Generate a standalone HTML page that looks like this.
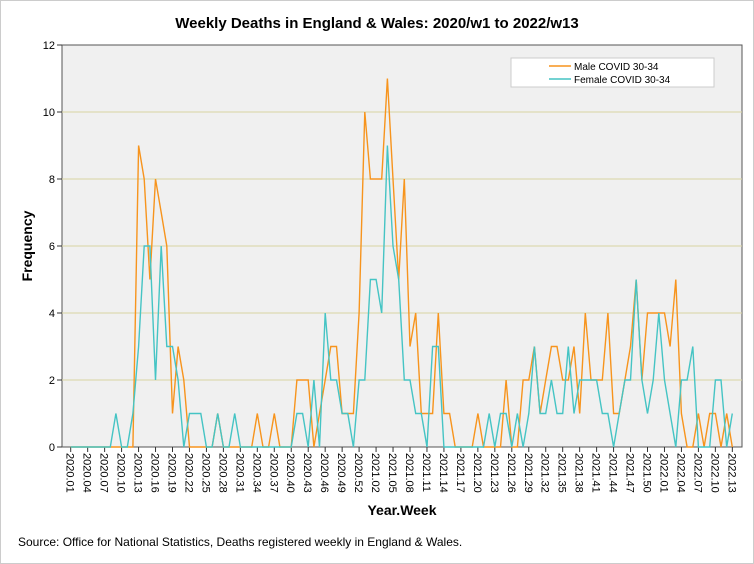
* * *
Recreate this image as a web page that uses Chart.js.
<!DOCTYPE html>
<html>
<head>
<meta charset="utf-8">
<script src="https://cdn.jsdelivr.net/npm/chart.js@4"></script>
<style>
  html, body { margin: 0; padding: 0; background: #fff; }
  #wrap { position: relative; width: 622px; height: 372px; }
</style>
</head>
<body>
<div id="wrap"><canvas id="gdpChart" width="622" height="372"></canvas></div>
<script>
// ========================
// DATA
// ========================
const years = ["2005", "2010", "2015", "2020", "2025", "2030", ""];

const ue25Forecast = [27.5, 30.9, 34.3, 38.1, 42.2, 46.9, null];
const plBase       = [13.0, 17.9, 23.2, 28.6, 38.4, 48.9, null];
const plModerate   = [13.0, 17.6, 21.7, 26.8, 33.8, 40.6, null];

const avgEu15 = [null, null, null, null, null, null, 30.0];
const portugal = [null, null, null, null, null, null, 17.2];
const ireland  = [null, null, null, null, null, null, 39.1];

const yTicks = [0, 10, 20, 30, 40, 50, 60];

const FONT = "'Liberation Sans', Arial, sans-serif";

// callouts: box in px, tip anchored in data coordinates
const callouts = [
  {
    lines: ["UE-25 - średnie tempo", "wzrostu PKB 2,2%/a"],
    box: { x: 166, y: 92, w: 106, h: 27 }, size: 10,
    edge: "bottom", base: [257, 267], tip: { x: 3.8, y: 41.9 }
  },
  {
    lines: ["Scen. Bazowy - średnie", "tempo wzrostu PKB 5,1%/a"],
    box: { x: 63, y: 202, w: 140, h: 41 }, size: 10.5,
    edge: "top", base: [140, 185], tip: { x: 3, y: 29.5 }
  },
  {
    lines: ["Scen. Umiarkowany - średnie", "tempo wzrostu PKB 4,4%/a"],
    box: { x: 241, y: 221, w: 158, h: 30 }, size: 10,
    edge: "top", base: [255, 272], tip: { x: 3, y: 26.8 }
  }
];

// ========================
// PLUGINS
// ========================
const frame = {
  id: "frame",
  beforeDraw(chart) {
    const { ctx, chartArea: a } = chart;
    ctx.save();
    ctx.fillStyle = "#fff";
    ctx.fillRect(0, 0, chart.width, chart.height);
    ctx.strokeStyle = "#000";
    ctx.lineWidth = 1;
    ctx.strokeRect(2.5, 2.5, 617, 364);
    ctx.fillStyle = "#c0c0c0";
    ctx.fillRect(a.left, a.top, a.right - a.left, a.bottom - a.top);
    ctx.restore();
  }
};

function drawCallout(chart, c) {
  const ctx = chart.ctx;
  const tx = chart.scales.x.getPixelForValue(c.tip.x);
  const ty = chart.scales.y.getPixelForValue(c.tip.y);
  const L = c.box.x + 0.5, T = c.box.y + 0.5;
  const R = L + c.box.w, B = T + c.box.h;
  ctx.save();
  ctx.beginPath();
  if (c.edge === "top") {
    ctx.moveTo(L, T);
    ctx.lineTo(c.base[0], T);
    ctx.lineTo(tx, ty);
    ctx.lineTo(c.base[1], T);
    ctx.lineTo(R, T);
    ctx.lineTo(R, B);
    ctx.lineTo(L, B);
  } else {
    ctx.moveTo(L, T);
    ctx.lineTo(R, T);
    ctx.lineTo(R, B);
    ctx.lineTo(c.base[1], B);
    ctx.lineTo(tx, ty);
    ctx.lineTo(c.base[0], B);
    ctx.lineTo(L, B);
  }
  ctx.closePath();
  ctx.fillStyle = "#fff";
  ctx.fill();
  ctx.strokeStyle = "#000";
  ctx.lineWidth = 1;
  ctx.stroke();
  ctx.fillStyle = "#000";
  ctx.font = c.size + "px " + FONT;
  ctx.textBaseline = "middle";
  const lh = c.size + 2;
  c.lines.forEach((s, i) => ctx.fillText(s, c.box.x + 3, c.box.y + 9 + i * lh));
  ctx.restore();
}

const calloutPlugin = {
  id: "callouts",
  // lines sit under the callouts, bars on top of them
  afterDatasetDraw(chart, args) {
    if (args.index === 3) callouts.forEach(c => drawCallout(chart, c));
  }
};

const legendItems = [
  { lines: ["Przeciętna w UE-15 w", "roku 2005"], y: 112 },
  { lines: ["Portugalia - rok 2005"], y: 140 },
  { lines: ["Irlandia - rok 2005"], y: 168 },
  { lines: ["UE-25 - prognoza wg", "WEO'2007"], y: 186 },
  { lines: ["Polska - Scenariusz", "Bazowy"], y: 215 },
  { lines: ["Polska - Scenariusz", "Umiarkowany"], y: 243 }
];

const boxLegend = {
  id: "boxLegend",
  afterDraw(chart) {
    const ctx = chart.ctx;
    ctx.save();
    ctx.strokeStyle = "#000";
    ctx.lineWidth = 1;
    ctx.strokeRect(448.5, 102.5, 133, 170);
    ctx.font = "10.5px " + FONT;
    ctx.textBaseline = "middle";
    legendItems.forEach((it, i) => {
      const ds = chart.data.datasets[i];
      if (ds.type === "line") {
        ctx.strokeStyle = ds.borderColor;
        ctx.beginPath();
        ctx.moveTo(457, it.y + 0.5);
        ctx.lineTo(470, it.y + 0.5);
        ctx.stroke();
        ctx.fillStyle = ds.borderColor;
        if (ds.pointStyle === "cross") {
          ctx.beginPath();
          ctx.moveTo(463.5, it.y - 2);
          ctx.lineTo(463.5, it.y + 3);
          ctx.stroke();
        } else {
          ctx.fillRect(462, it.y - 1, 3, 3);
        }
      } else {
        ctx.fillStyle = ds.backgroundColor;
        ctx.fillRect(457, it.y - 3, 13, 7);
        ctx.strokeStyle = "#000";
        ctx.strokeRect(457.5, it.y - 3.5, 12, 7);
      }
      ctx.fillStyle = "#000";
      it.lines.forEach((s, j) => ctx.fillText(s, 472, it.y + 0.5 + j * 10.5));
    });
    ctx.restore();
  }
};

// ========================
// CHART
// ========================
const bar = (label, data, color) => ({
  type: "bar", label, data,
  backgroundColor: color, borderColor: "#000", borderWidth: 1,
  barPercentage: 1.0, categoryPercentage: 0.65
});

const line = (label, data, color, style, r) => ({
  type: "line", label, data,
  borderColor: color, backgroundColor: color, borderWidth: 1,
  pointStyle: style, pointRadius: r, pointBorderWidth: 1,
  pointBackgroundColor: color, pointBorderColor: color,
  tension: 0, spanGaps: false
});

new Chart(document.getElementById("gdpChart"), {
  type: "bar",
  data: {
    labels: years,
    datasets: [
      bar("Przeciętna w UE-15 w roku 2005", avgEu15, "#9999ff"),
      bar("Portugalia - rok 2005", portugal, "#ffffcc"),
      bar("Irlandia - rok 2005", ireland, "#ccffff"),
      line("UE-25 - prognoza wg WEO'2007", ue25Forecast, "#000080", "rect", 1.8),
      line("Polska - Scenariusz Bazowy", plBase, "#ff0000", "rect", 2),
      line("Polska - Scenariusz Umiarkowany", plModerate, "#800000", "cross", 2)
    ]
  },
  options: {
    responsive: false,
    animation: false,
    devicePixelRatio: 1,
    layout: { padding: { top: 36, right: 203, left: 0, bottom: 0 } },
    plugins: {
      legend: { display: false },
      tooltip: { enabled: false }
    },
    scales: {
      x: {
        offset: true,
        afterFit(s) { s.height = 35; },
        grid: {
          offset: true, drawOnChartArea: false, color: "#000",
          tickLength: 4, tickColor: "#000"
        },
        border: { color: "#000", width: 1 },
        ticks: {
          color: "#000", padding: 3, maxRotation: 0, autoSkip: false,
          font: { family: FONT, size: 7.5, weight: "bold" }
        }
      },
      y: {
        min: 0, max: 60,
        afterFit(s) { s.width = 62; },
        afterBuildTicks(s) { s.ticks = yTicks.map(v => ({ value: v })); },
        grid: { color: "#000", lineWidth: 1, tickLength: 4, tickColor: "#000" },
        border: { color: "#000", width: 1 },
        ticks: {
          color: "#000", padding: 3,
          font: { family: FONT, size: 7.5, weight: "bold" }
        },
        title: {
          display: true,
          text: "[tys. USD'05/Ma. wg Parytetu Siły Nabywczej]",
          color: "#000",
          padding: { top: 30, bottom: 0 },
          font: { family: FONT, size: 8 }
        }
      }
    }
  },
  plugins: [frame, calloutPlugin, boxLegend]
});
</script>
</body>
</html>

**OBJECTIVE:** Lines that hold the word "this" are the ones to return, every one of them.

**EXERCISE RESULT:**
Generate a standalone HTML page that looks like this.
Recreate this image as a web page that uses Chart.js.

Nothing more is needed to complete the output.